Across the board, in the science and technology area, the Army, he said, is on the cusp of exciting developments in the power and energy sector.
"We are excited, just last month, to have cut the ribbon on a new base camp Systems Integration Laboratory at Fort Devens, Mass. The laboratory features a pair of 150-person base camps, one set in current configuration, the other to assess new technologies. In fact, the laboratory is currently looking at systems that reduce fuel usage and reuse shower water," Chiarelli said.
According to a June 24, 2011 article, instrumentation on the systems Integration Lab will measure water, fuel and power usage to help increase energy efficiency and base camp commonality. In fact, everything needed for a “Force Provider” 150-person camp can fit into one C-17 Globemaster III aircraft and be set up in theater in less than four hours.
"We must pursue opportunities in forums like this one that promote and foster partnerships between the military, industry, services and others. With a goal to find cost savings and gain efficiencies thereby further improving our ability to meet operational requirements today and in the days ahead," Chiarelli said.

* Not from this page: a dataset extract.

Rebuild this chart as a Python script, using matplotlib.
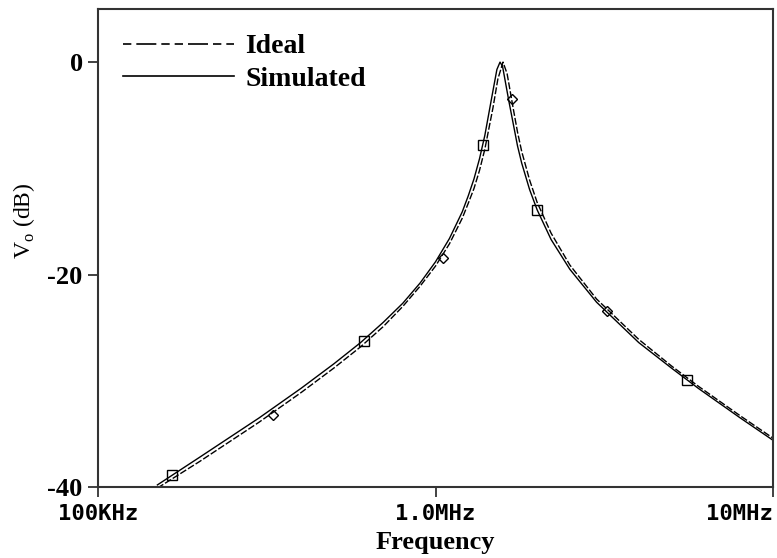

Following the panel on Military Leadership Perspective on Operational Energy, moderated by Maj. Gen. Al Aycock, Sen. Mark Udall of Colorado gave the congressional perspective.
Udall co-authored a bill aimed at helping the military reduce its reliance on fossil fuel, and he also put Colorado at the forefront of sustainable energy development.
In a prepared speech recorded earlier in Kabul, Afghanistan, Gen. David H. Petraeus, commander of the NATO International Security Assistance Force and U.S. Forces Afghanistan, thanked everyone for their continued support.